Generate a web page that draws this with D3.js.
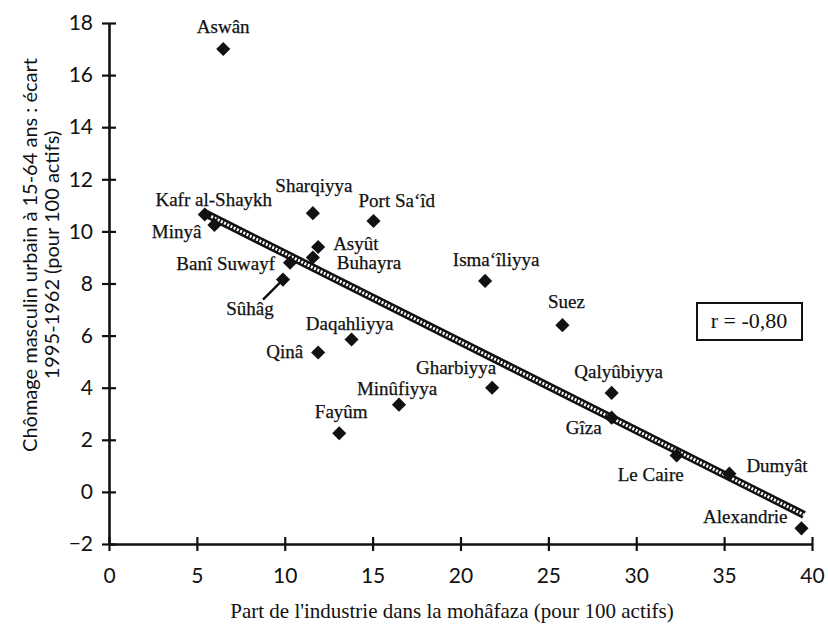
<!DOCTYPE html>
<html>
<head>
<meta charset="utf-8">
<script src="https://cdn.jsdelivr.net/npm/d3@7"></script>
<style>
  body { margin: 0; background: #fff; }
  #chart svg { display: block; }
  .lbl { font-family: 'Liberation Serif', 'Times New Roman', serif; font-size: 19px; fill: #111; stroke: #111; stroke-width: 0.25px; }
  .tick-lbl { font-family: Lato, 'Open Sans', sans-serif; font-size: 21px; fill: #111; }
</style>
</head>
<body>
<div id="chart"></div>
<script>
// mohâfaza names, industry share (x) and urban unemployment gap (y)
const names = ['Aswân', 'Kafr al-Shaykh', 'Minyâ', 'Sharqiyya', 'Port Sa\u2018îd', 'Asyût',
  'Buhayra', 'Banî Suwayf', 'Sûhâg', 'Isma\u2018îliyya', 'Suez', 'Daqahliyya', 'Qinâ',
  'Gharbiyya', 'Minûfiyya', 'Fayûm', 'Qalyûbiyya', 'Gîza', 'Le Caire', 'Dumyât', 'Alexandrie'];
const industry = [6.5, 5.45, 6.0, 11.6, 15.05, 11.9, 11.6, 10.3, 9.9, 21.4, 25.8, 13.8, 11.9,
  21.8, 16.5, 13.1, 28.6, 28.6, 32.3, 35.3, 39.4];
const unemployment = [17.0, 10.65, 10.25, 10.7, 10.4, 9.4, 9.0, 8.8, 8.15, 8.1, 6.4, 5.85, 5.35,
  4.0, 3.35, 2.25, 3.8, 2.85, 1.4, 0.7, -1.4];

// regression line end points
const fitX = [5.45, 39.55];
const fitY = [10.7, -0.88];

const xTicks = [0, 5, 10, 15, 20, 25, 30, 35, 40];
const yTicks = [-2, 0, 2, 4, 6, 8, 10, 12, 14, 16, 18];
const rLabel = 'r = -0,80';

// label placement: [anchor, dx, dy] relative to the point
const labelPos = {
  'Aswân': ['middle', 0, -16],
  'Kafr al-Shaykh': ['middle', 9, -8],
  'Minyâ': ['end', -13, 13],
  'Sharqiyya': ['middle', 1, -21],
  'Port Sa\u2018îd': ['start', -15, -14],
  'Asyût': ['start', 15, 3],
  'Buhayra': ['start', 24, 12],
  'Banî Suwayf': ['end', -15, 7],
  'Sûhâg': ['middle', -33, 35],
  'Isma\u2018îliyya': ['middle', 11, -15],
  'Suez': ['middle', 4, -17],
  'Daqahliyya': ['middle', -2, -10],
  'Qinâ': ['end', -15, 5],
  'Gharbiyya': ['end', 4, -14],
  'Minûfiyya': ['middle', -2, -10],
  'Fayûm': ['middle', 2, -15],
  'Qalyûbiyya': ['middle', 7, -15],
  'Gîza': ['end', -10, 16],
  'Le Caire': ['middle', -26, 26],
  'Dumyât': ['start', 17, -2],
  'Alexandrie': ['end', -14, -5],
};

const W = 828, H = 630;
const margin = { top: 23, right: 15, bottom: 86, left: 109 };
const width = W - margin.left - margin.right,
  height = H - margin.top - margin.bottom;

const data = names.map(function (n, i) {
  return { name: n, x: industry[i], y: unemployment[i] };
});

const svg = d3.select('#chart').append('svg')
  .attr('width', W)
  .attr('height', H)
  .append('g')
  .attr('transform', `translate(${margin.left}, ${margin.top})`);

const x = d3.scaleLinear().domain([0, 40]).range([0, width - 1]);
const y = d3.scaleLinear().domain([-2, 18]).range([height, 0]);

// axes
const xAxis = svg.append('g')
  .attr('transform', `translate(0, ${height})`)
  .call(d3.axisBottom(x).tickValues(xTicks).tickSize(0).tickPadding(24));
const yAxis = svg.append('g')
  .call(d3.axisLeft(y).tickValues(yTicks).tickSize(0).tickPadding(16));

svg.selectAll('.domain').attr('stroke', '#111').attr('stroke-width', 2.6);
svg.selectAll('.tick text').attr('class', 'tick-lbl').attr('font-size', null).attr('font-family', null);

xAxis.selectAll('.tick').append('line')
  .attr('y1', -7).attr('y2', 7)
  .attr('stroke', '#111').attr('stroke-width', 2.2);
yAxis.selectAll('.tick').append('line')
  .attr('x1', -7).attr('x2', 7)
  .attr('stroke', '#111').attr('stroke-width', 2.2);

// regression line, drawn as a hatched band
const fit = fitX.map(function (d, i) { return [x(d), y(fitY[i])]; });
svg.append('line')
  .attr('x1', fit[0][0]).attr('y1', fit[0][1])
  .attr('x2', fit[1][0]).attr('y2', fit[1][1])
  .attr('stroke', '#111').attr('stroke-width', 8);
svg.append('line')
  .attr('x1', fit[0][0]).attr('y1', fit[0][1])
  .attr('x2', fit[1][0]).attr('y2', fit[1][1])
  .attr('stroke', '#fff').attr('stroke-width', 3)
  .attr('stroke-dasharray', '2,1.6');

// Sûhâg pointer
const suhag = data.find(function (d) { return d.name === 'Sûhâg'; });
svg.append('line')
  .attr('x1', x(suhag.x) - 20).attr('y1', y(suhag.y) + 20)
  .attr('x2', x(suhag.x)).attr('y2', y(suhag.y))
  .attr('stroke', '#111').attr('stroke-width', 2.5);

// points
const diamond = d3.symbol().type(d3.symbolSquare).size(100);
svg.append('g').selectAll('path')
  .data(data)
  .join('path')
  .attr('d', diamond)
  .attr('transform', function (d) {
    return `translate(${x(d.x)}, ${y(d.y)}) rotate(45)`;
  })
  .attr('fill', '#111');

// point labels
svg.append('g').selectAll('text')
  .data(data)
  .join('text')
  .attr('class', 'lbl')
  .attr('text-anchor', function (d) { return labelPos[d.name][0]; })
  .attr('x', function (d) { return x(d.x) + labelPos[d.name][1]; })
  .attr('y', function (d) { return y(d.y) + labelPos[d.name][2]; })
  .text(function (d) { return d.name; });

// correlation box
svg.append('rect')
  .attr('x', 588).attr('y', 280)
  .attr('width', 105).attr('height', 37)
  .attr('fill', '#fff').attr('stroke', '#111').attr('stroke-width', 2);
svg.append('text')
  .attr('x', 640).attr('y', 305)
  .attr('text-anchor', 'middle')
  .style('font-family', "'Liberation Serif', serif")
  .style('font-size', '22px')
  .attr('fill', '#111')
  .text(rLabel);

// axis titles
svg.append('text')
  .attr('x', 343).attr('y', height + 74)
  .attr('text-anchor', 'middle')
  .style('font-family', "'Liberation Serif', serif")
  .style('font-size', '21px')
  .attr('fill', '#111')
  .text("Part de l'industrie dans la mohâfaza (pour 100 actifs)");

const yTitle = svg.append('text')
  .attr('transform', 'translate(-72, 232) rotate(-90)')
  .attr('text-anchor', 'middle')
  .style('font-family', "Lato, 'Open Sans', sans-serif")
  .style('font-size', '20px')
  .attr('fill', '#111');
yTitle.append('tspan').attr('x', 0).attr('y', 0)
  .text('Chômage masculin urbain à 15-64 ans : écart');
yTitle.append('tspan').attr('x', 0).attr('y', 22)
  .text('1995-1962 (pour 100 actifs)');
</script>
</body>
</html>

■ ■ ■ ■

> _TASK REQUIREMENTS_
Write out exactly the opening lines of the data, stopping after the line that holds "const rLabel = 'r = -0,80';". Exclude pictures.

> _ANSWER TO THIS PROBLEM_
Generate a web page that draws this with D3.js.
<!DOCTYPE html>
<html>
<head>
<meta charset="utf-8">
<script src="https://cdn.jsdelivr.net/npm/d3@7"></script>
<style>
  body { margin: 0; background: #fff; }
  #chart svg { display: block; }
  .lbl { font-family: 'Liberation Serif', 'Times New Roman', serif; font-size: 19px; fill: #111; stroke: #111; stroke-width: 0.25px; }
  .tick-lbl { font-family: Lato, 'Open Sans', sans-serif; font-size: 21px; fill: #111; }
</style>
</head>
<body>
<div id="chart"></div>
<script>
// mohâfaza names, industry share (x) and urban unemployment gap (y)
const names = ['Aswân', 'Kafr al-Shaykh', 'Minyâ', 'Sharqiyya', 'Port Sa\u2018îd', 'Asyût',
  'Buhayra', 'Banî Suwayf', 'Sûhâg', 'Isma\u2018îliyya', 'Suez', 'Daqahliyya', 'Qinâ',
  'Gharbiyya', 'Minûfiyya', 'Fayûm', 'Qalyûbiyya', 'Gîza', 'Le Caire', 'Dumyât', 'Alexandrie'];
const industry = [6.5, 5.45, 6.0, 11.6, 15.05, 11.9, 11.6, 10.3, 9.9, 21.4, 25.8, 13.8, 11.9,
  21.8, 16.5, 13.1, 28.6, 28.6, 32.3, 35.3, 39.4];
const unemployment = [17.0, 10.65, 10.25, 10.7, 10.4, 9.4, 9.0, 8.8, 8.15, 8.1, 6.4, 5.85, 5.35,
  4.0, 3.35, 2.25, 3.8, 2.85, 1.4, 0.7, -1.4];

// regression line end points
const fitX = [5.45, 39.55];
const fitY = [10.7, -0.88];

const xTicks = [0, 5, 10, 15, 20, 25, 30, 35, 40];
const yTicks = [-2, 0, 2, 4, 6, 8, 10, 12, 14, 16, 18];
const rLabel = 'r = -0,80';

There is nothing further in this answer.